Backup dumps to an external command pipe
Regular RDB backups are convenient because they’re dumped straight to a self-contained file on disk. That’s fine for standard nightly backups, but there’s a bit more hassle in getting them off the machine if you’re concerned about quick recovery if the server goes up in smoke. You also incur heavy I/O penalty as everything is written to disk, only to be pulled off to a remote server a short time later.
We developed the PIPESAVE command to work around this; instead of dumping to disk, the Redis server runs a command specified in the config file and shovels bits down the pipe. This is great for offsite backups to Amazon S3, etc.
In-band RDB dumps to the client
PIPESAVE is pretty cool, but it’s a “push”-based backup solution. Real backup systems prefer to “pull” data from the server, so they can manage scheduling themselves. A backup system would ideally fetch an RDB dump straight from the Redis server, across the network, without the need for an intermediary file.
That’s what our DUMPSAVE command does. After making an ordinary Redis connection, the Redis client can request a DUMPSAVE using the standard Redis protocol. The Redis server will then switch to a raw, non-protocol mode and pump an RDB dump straight down the wire to the client, which can be pushed directly to disk.
We’ve found that this makes for a fantastic backup solution that can be driven by the backup server, on whatever schedule we find suitable. You can find both the pipesave and dumpsave enhancements in one of our topic branches at github.
AOF background rewrite monitoring
AOF files will grow forever, but thankfully Redis comes with functionality to consolidate an AOF file into a minimal set of commands needed to reconstitute the dataset. Redis does this in a background rewrite process to avoid holding up the master process.
This is very good, but there’s no way to know when a rewrite was last performed. The Redis server notes when the last RDB dump was performed, but there’s no equivalent for AOF backups. Until now, that is. Our nagios monitoring checks for the time of the last AOF rewrite and will notify us if it’s been too long since the last clean rewrite.
Truncate short AOF writes
It’s possible for an AOF write to bomb out and not write a full record to the end of the file (eg. if the disk is full).
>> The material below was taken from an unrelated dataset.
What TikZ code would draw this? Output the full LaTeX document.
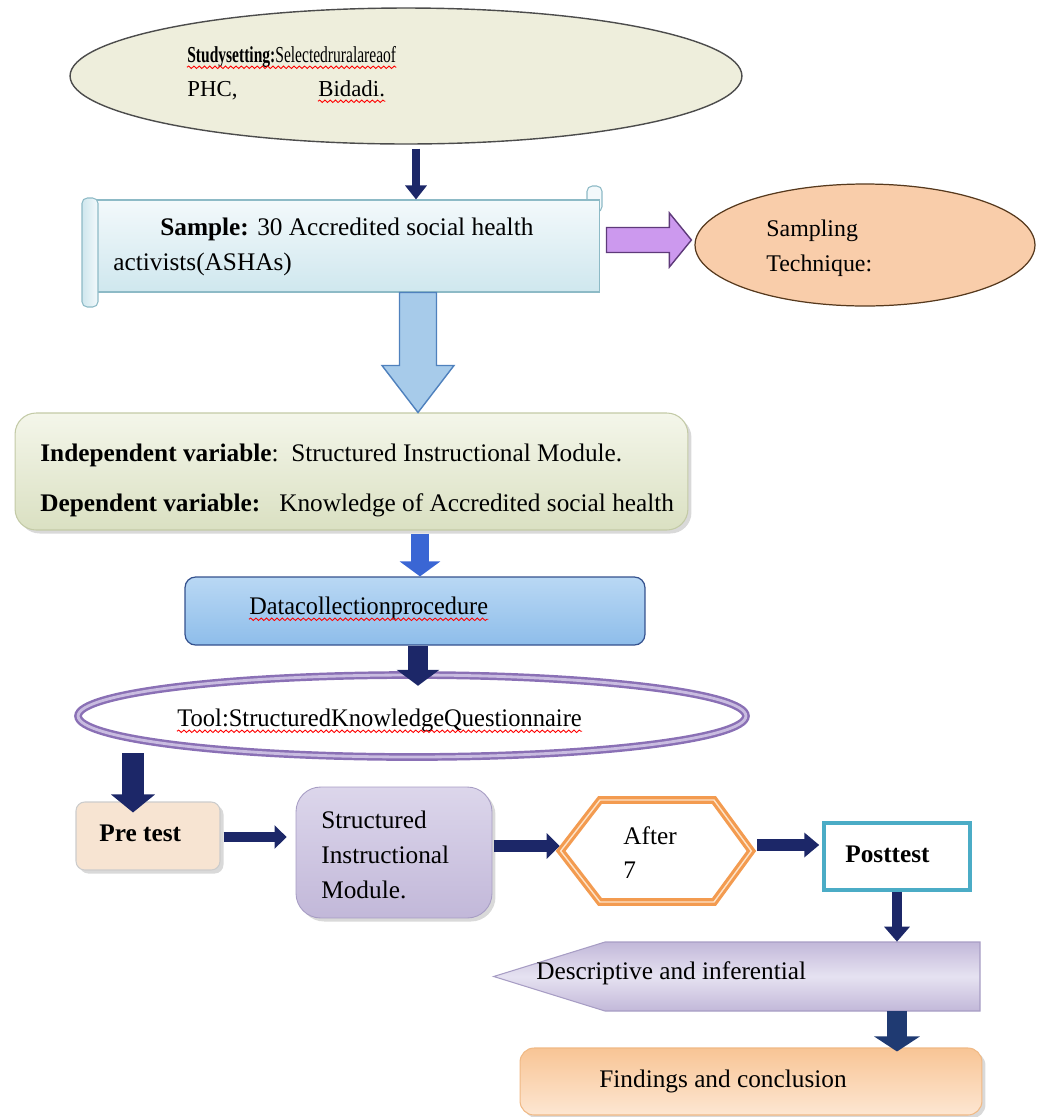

The official docs helpfully mention that the
redis-check-aof command can fix this for you, but that takes a long time when your AOF file is massive, and really isn’t fun when you can’t restart Redis because of a few lousy bytes at the end of the file.
This really shouldn’t be necessary, so we fixed it. The background rewrite will now try to clean up after itself if it gets in a pickle.
Retry writes to the AOF if we run out of space
AOF files use a lot of diskspace. That’s okay because disk is cheap. However, a background rewrite of an AOF file can cause a huge spike in disk usage, and it’s possible for that to get out of hand before anyone notices.
In the event that a background rewrite fails due to running out of diskspace, Redis will crash hard. There’s a certain cruel irony in the fact that the background rewrite process, designed to stop you from running out of diskspace due to an ever-growing AOF file, itself causes an out-of-space condition and kills the Redis server.
We’ve fixed this by making the usual AOF logger a bit more relaxed. If we run out of diskspace, the background rewrite process will eventually die, but the main AOF logger will retry the write in the hope that it might eventually succeed.
Redis is a very nifty piece of software. And, thanks to it being well written, we’ve been able to extend and improve the functionality to meet our needs and make it more robust.
With these improvements, we now suffer less downtime in the event of an outage, less chance of an outage to begin with, faster failovers on HA systems, and backups that are timely and produce minimal extra load on the Redis server. That’s pretty cool.